Summary
Eftestøl's thesis is a philosophical study of transcendental empiricism in musical contexts. It presents a reading of Gilles Deleuze and Félix Guattari’s philosophical apparatus and explores how music can be thought of as functioning in the operation Deleuze terms ‘transcendental empiricism’
Central to transcendental empiricism is the idea of an encounter with intensive difference and the consequent experience of intensive and virtual forces. The thesis sets out to explore this idea in three interwoven steps.
First, it develops transcendental empiricism as a philosophical framework, applying the philosophy of Deleuze and Guattari more or less as a whole.
Then, in the second part of the thesis, music is discussed as a way to encounter intensive forces in the context of this philosophical apparatus. Here, the distinction between covered and unmediated intensive forces becomes central. The thesis argues that an allegedly direct encounter with intensive forces is at stake in music seen through the optics of transcendental empiricism. Furthermore, the thesis argues that this kind of encounter or event may lead to a transformation of the very conception of aesthetic experience.

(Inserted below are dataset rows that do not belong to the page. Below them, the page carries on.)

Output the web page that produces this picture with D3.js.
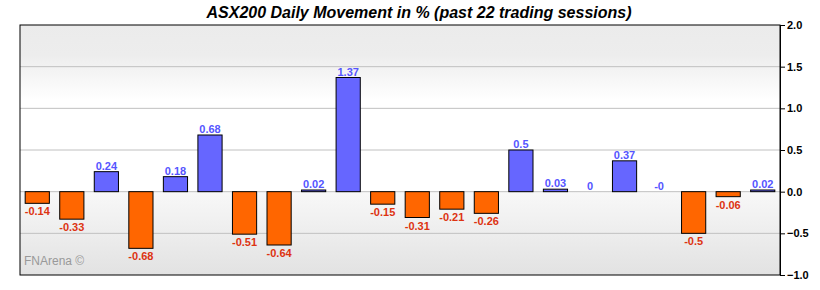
<!DOCTYPE html>
<html>
<head>
<meta charset="utf-8">
<script src="https://cdn.jsdelivr.net/npm/d3@7"></script>
<style>
  body { margin: 0; background: #fff; }
  text { font-family: "Liberation Sans", Arial, sans-serif; }
</style>
</head>
<body>
<script>
// ASX200 daily movement, past 22 sessions
var sessions = d3.range(1, 23);
var moves = [-0.14, -0.33, 0.24, -0.68, 0.18, 0.68, -0.51, -0.64, 0.02, 1.37,
             -0.15, -0.31, -0.21, -0.26, 0.5, 0.03, 0, 0.37, -0, -0.5, -0.06, 0.02];
var labels = ["-0.14", "-0.33", "0.24", "-0.68", "0.18", "0.68", "-0.51", "-0.64", "0.02", "1.37",
              "-0.15", "-0.31", "-0.21", "-0.26", "0.5", "0.03", "0", "0.37", "-0", "-0.5", "-0.06", "0.02"];
var yTicks = [-1, -0.5, 0, 0.5, 1, 1.5, 2];

var margin = {top: 25, right: 40, bottom: 15, left: 20},
    W = 820, H = 290,
    width = W - margin.left - margin.right,
    height = H - margin.top - margin.bottom;

var svg = d3.select("body").append("svg")
    .attr("width", W)
    .attr("height", H);

// background gradient
var defs = svg.append("defs");
var grad = defs.append("linearGradient")
    .attr("id", "bg").attr("x1", 0).attr("y1", 0).attr("x2", 0).attr("y2", 1);
grad.append("stop").attr("offset", "0%").attr("stop-color", "#ebebeb");
grad.append("stop").attr("offset", "12%").attr("stop-color", "#ededed");
grad.append("stop").attr("offset", "30%").attr("stop-color", "#ffffff");
grad.append("stop").attr("offset", "66.6%").attr("stop-color", "#ffffff");
grad.append("stop").attr("offset", "66.7%").attr("stop-color", "#f8f8f8");
grad.append("stop").attr("offset", "100%").attr("stop-color", "#e2e2e2");

var g = svg.append("g")
    .attr("transform", "translate(" + margin.left + "," + margin.top + ")");

var x = d3.scaleBand()
    .domain(sessions)
    .range([0, width])
    .paddingInner(0.3)
    .paddingOuter(0.15);

var y = d3.scaleLinear()
    .domain([-1, 2])
    .range([height, 0]);

g.append("rect")
    .attr("width", width)
    .attr("height", height)
    .attr("fill", "url(#bg)");

// grid
g.selectAll(".grid")
  .data(yTicks.filter(function(d) { return d > -1 && d < 2; }))
  .enter().append("line")
    .attr("x1", 0).attr("x2", width)
    .attr("y1", function(d) { return y(d); })
    .attr("y2", function(d) { return y(d); })
    .attr("stroke", "#c0c0c0")
    .attr("stroke-width", 1);

// watermark
g.append("text")
    .attr("x", 4)
    .attr("y", height - 10)
    .attr("fill", "#999")
    .style("font-size", "12px")
    .text("FNArena \u00a9");

// bars
g.selectAll(".bar")
  .data(moves)
  .enter().append("rect")
    .attr("x", function(d, i) { return x(sessions[i]); })
    .attr("y", function(d) { return y(Math.max(0, d)); })
    .attr("width", x.bandwidth())
    .attr("height", function(d) { return Math.abs(y(d) - y(0)); })
    .attr("fill", function(d) { return d >= 0 ? "#6666ff" : "#ff6600"; })
    .attr("stroke", "#000")
    .attr("stroke-width", 1)
    .style("display", function(d) { return d === 0 ? "none" : null; });

// value labels
g.selectAll(".lbl")
  .data(moves)
  .enter().append("text")
    .attr("x", function(d, i) { return x(sessions[i]) + x.bandwidth() / 2; })
    .attr("y", function(d) { return d >= 0 ? y(d) - 2 : y(d) + 12; })
    .attr("text-anchor", "middle")
    .attr("fill", function(d, i) { return d < 0 ? "#dd3311" : "#5555ff"; })
    .style("font-size", "11px")
    .style("font-weight", "bold")
    .text(function(d, i) { return labels[i]; });

// frame
g.append("rect")
    .attr("width", width)
    .attr("height", height)
    .attr("fill", "none")
    .attr("stroke", "#000")
    .attr("stroke-width", 1);

// right axis
var yAxis = g.append("g")
    .attr("transform", "translate(" + width + ",0)")
    .call(d3.axisRight(y).tickValues(yTicks).tickFormat(d3.format(".1f")).tickSize(5).tickSizeOuter(0));
yAxis.select(".domain").attr("stroke", "#000");
yAxis.selectAll("text")
    .style("font-size", "11px")
    .style("font-weight", "bold")
    .attr("fill", "#000")
    .attr("x", 7);

// title
svg.append("text")
    .attr("x", 419)
    .attr("y", 18)
    .attr("text-anchor", "middle")
    .style("font-size", "16px")
    .style("font-weight", "bold")
    .style("font-style", "italic")
    .text("ASX200 Daily Movement in % (past 22 trading sessions)");
</script>
</body>
</html>
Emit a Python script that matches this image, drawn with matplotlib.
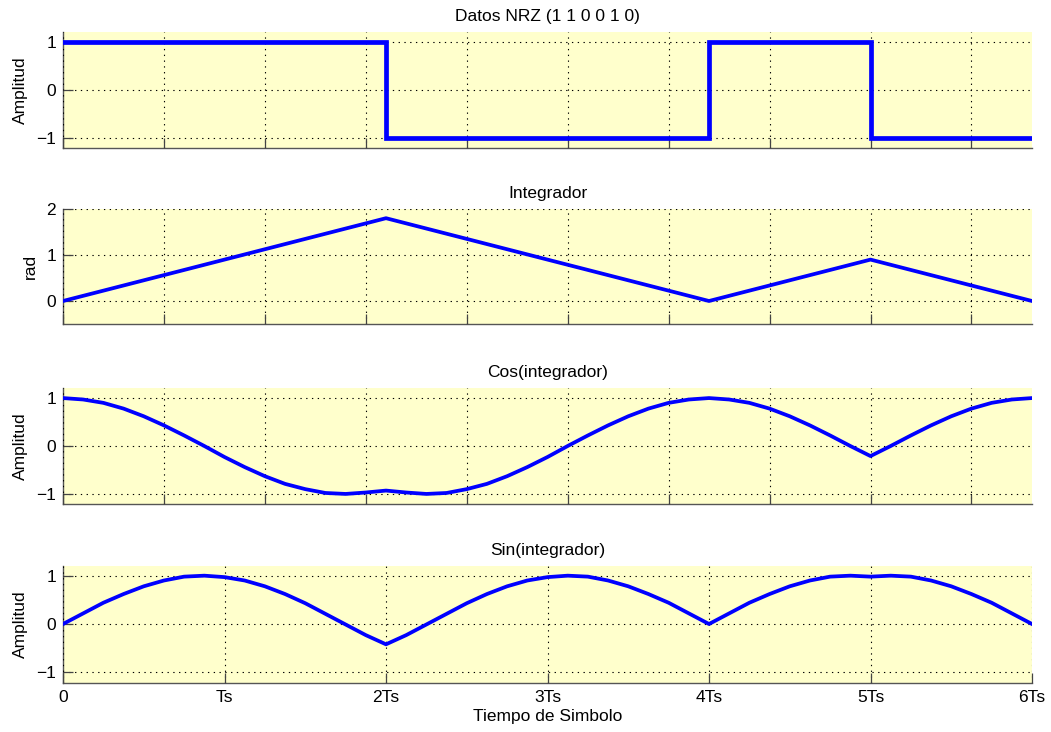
import numpy as np
import matplotlib
matplotlib.use("Agg")
import matplotlib.pyplot as plt

plt.rcParams['font.family'] = ['Liberation Sans', 'DejaVu Sans']

# ---- data (time in symbol periods Ts) ----
bits = [1, 1, 0, 0, 1, 0]
bit_edges = [0, 1, 2, 3, 4, 5, 6]

integ_t = [0, 2, 4, 5, 6]
integ_v = [0.0, 1.8, 0.0, 0.9, 0.0]

curve_t = [i * 0.125 for i in range(49)]
cos_v = [1.00, 0.97, 0.90, 0.78, 0.62, 0.43, 0.22, 0.00, -0.23, -0.44, -0.63, -0.79,
         -0.90, -0.98, -1.00, -0.97, -0.93,
         -0.97, -1.00, -0.98, -0.90, -0.79, -0.63, -0.44, -0.23, 0.00, 0.22, 0.43,
         0.62, 0.78, 0.90, 0.97, 1.00,
         0.97, 0.90, 0.78, 0.62, 0.43, 0.22, 0.00, -0.21,
         0.00, 0.22, 0.43, 0.62, 0.78, 0.90, 0.97, 1.00]
sin_v = [0.00, 0.22, 0.44, 0.62, 0.78, 0.90, 0.98, 1.00, 0.97, 0.90, 0.78, 0.62,
         0.43, 0.21, -0.01, -0.23, -0.42,
         -0.23, -0.01, 0.21, 0.43, 0.62, 0.78, 0.90, 0.97, 1.00, 0.98, 0.90,
         0.78, 0.62, 0.44, 0.22, 0.00,
         0.22, 0.44, 0.62, 0.78, 0.90, 0.98, 1.00, 0.98,
         1.00, 0.98, 0.90, 0.78, 0.62, 0.44, 0.22, 0.00]

x_tick_labels = ['0', 'Ts', '2Ts', '3Ts', '4Ts', '5Ts', '6Ts']
titles = ['Datos NRZ (1 1 0 0 1 0)', 'Integrador', 'Cos(integrador)', 'Sin(integrador)']
ylabels = ['Amplitud', 'rad', 'Amplitud', 'Amplitud']

nrz_levels = [1 if b else -1 for b in bits]

W, H = 1051, 732
fig = plt.figure(figsize=(W / 100, H / 100), dpi=100)

FS = 12.5

# axes boxes in pixels: (top, bottom)
boxes = [(32, 148), (209, 324), (388, 504), (566, 683)]
left_px, right_px = 63, 1032
ylims = [(-1.22, 1.22), (-0.5, 2.0), (-1.21, 1.21), (-1.22, 1.2)]
yticks = [[-1, 0, 1], [0, 1, 2], [-1, 0, 1], [-1, 0, 1]]

axes = []
for (top, bot) in boxes:
    ax = fig.add_axes([left_px / W, 1 - bot / H, (right_px - left_px) / W, (bot - top) / H])
    axes.append(ax)

blue = '#0000ff'
axes[0].plot(bit_edges, nrz_levels + [nrz_levels[-1]], drawstyle='steps-post',
             color=blue, lw=3.4, solid_joinstyle='miter')
axes[1].plot(integ_t, integ_v, color=blue, lw=2.7)
axes[2].plot(curve_t, cos_v, color=blue, lw=2.7)
axes[3].plot(curve_t, sin_v, color=blue, lw=2.7)

fine_ticks = [k * 0.625 for k in range(10)]

for i, ax in enumerate(axes):
    ax.set_facecolor('#ffffcc')
    ax.set_xlim(0, 6)
    ax.set_ylim(*ylims[i])
    ax.set_yticks(yticks[i])
    ax.set_yticklabels([str(v).replace('-', '\u2212') for v in yticks[i]])
    if i < 3:
        ax.set_xticks(fine_ticks)
        ax.set_xticklabels([])
    else:
        ax.set_xticks(range(7))
        ax.set_xticklabels(x_tick_labels)
        ax.set_xlabel('Tiempo de Simbolo', fontsize=FS, labelpad=3)
    for s in ['top', 'right']:
        ax.spines[s].set_visible(False)
    for s in ['left', 'bottom']:
        ax.spines[s].set_color('#555555')
        ax.spines[s].set_linewidth(1.0)
    ax.tick_params(direction='in', length=7, width=0.9, color='#444444',
                   labelsize=FS, pad=5)
    ax.grid(True, color='black', linestyle=(0, (1.2, 4)), linewidth=0.8)
    ax.set_axisbelow(False)
    ax.set_title(titles[i], fontsize=FS, pad=8)
    ax.set_ylabel(ylabels[i], fontsize=FS, labelpad=6)
    for line in ax.get_lines():
        line.set_zorder(3)

fig.savefig('out.png', dpi=100, facecolor='white')
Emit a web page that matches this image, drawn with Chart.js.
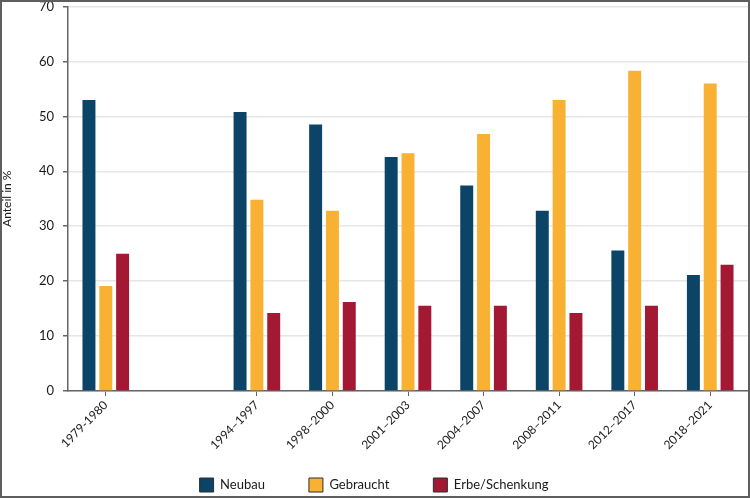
<!DOCTYPE html>
<html>
<head>
<meta charset="utf-8">
<script src="https://cdn.jsdelivr.net/npm/chart.js@4/dist/chart.umd.min.js"></script>
<style>
  html, body { margin: 0; padding: 0; background: #fff; }
  #wrap { position: relative; width: 750px; height: 498px; }
  #frame { position: absolute; left: 0; top: 0; width: 750px; height: 498px; box-sizing: border-box; border: 2px solid #5e5e5e; pointer-events: none; }
</style>
</head>
<body>
<div id="wrap">
  <canvas id="c" width="750" height="498"></canvas>
  <div id="frame"></div>
</div>
<script>
const categories = ['1979-1980', '', '1994–1997', '1998–2000', '2001–2003', '2004–2007', '2008–2011', '2012–2017', '2018–2021'];
const neubau      = [53.0, null, 50.8, 48.5, 42.6, 37.4, 32.8, 25.6, 21.1];
const gebraucht   = [19.1, null, 34.8, 32.8, 43.3, 46.8, 53.0, 58.3, 56.0];
const erbe        = [25.0, null, 14.2, 16.2, 15.5, 15.5, 14.2, 15.5, 23.0];
const seriesNames = ['Neubau', 'Gebraucht', 'Erbe/Schenkung'];
const yTicks = [0, 10, 20, 30, 40, 50, 60, 70];

const colors = ['#0b4466', '#f8b133', '#a31833'];
const FONT = 'Lato, "Open Sans", sans-serif';

// let rotated x labels extend below the (compact) x-axis box without being clipped
const unclipX = {
  id: 'unclipX',
  afterLayout(chart) { chart.scales.x.bottom = chart.height; }
};

new Chart(document.getElementById('c'), {
  type: 'bar',
  data: {
    labels: categories,
    datasets: [neubau, gebraucht, erbe].map((d, i) => ({
      label: seriesNames[i],
      data: d,
      backgroundColor: colors[i],
      borderWidth: 0,
      categoryPercentage: 0.668,
      barPercentage: 0.77
    }))
  },
  plugins: [unclipX],
  options: {
    responsive: false,
    animation: false,
    devicePixelRatio: 1,
    layout: { padding: { left: 0, right: 2, top: 0, bottom: -4 } },
    plugins: {
      tooltip: { enabled: false },
      legend: {
        position: 'bottom',
        align: 'center',
        labels: {
          boxWidth: 14,
          boxHeight: 14,
          padding: 44,
          color: '#1a1a1a',
          font: { family: FONT, size: 13 },
          generateLabels: (chart) => {
            const items = Chart.defaults.plugins.legend.labels.generateLabels(chart);
            items.forEach(it => { it.strokeStyle = '#2e2e2e'; it.lineWidth = 1; });
            return items;
          }
        }
      }
    },
    scales: {
      x: {
        offset: true,
        grid: {
          display: true, offset: false, drawOnChartArea: false, drawTicks: true, tickLength: 5,
          tickColor: (ctx) => (categories[ctx.index] === '' ? 'rgba(0,0,0,0)' : '#666'),
          color: '#666'
        },
        border: { display: true, color: '#666', width: 1.5 },
        ticks: {
          autoSkip: false,
          minRotation: 45,
          maxRotation: 45,
          padding: 2,
          color: '#1a1a1a',
          font: { family: FONT, size: 12 }
        },
        afterFit: (s) => { s.height = 43; }
      },
      y: {
        min: 0,
        max: 70,
        afterBuildTicks: (s) => { s.ticks = yTicks.map(v => ({ value: v })); },
        grid: { color: '#e6e6e6', lineWidth: 1.5, drawTicks: true, tickLength: 5, tickColor: '#666' },
        border: { display: true, color: '#666', width: 1.5 },
        ticks: {
          padding: 9,
          color: '#1a1a1a',
          font: { family: FONT, size: 13 }
        },
        title: {
          display: true,
          text: 'Anteil in %',
          color: '#1a1a1a',
          font: { family: FONT, size: 12 },
          padding: { top: 0, bottom: 0 }
        },
        afterFit: (s) => { s.width = 68; s.paddingTop = 6.5; s.paddingBottom = 6.5; }
      }
    }
  }
});
</script>
</body>
</html>
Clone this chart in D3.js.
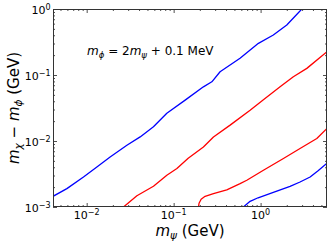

The third part of the thesis explores transcendental empiricism in the thinking and poietics of three composers of the twentieth century: Arnold Schönberg, Olivier Messiaen and Giacinto Scelsi.
The thesis develops three ‘images of thought’ corresponding, respectively, to the composers’ expressed theoretical ideas, setting out to identify central concepts from Deleuze and Guattari’s philosophy in each composer’s thinking.
First, Schönberg is found to be occupied with music as expressive of the so-called Idea, and I read this in light of Deleuze’s conception of the Idea as a virtual multiplicity in an intensive space.
Second, I read Messiaen’s ideas about music and dazzlement in light of Deleuze’s concepts of microperception and time as a virtual force.
Third, Scelsi is found to be concerned with the tone-monad, which I conceptualize as a field of intensive forces in the Deleuzian sense, and I suggest its epistemological equivalence to be a state of pure perception.
The very different ideas found in the study of each composer are suggested as driving forces in their respective musical thinking; nevertheless, despite their differences, each of them is read as occupied with music as an experimental site of transcendental empiricism.
The dissertation thus aims to contribute to the philosophy of music by presenting a constellation between transcendental empiricism and ideas about music.
The dissertation
The dissertation is titled A Differential Play of Forces. Transcendental Empiricism and Music.
It is a monograph, written in English.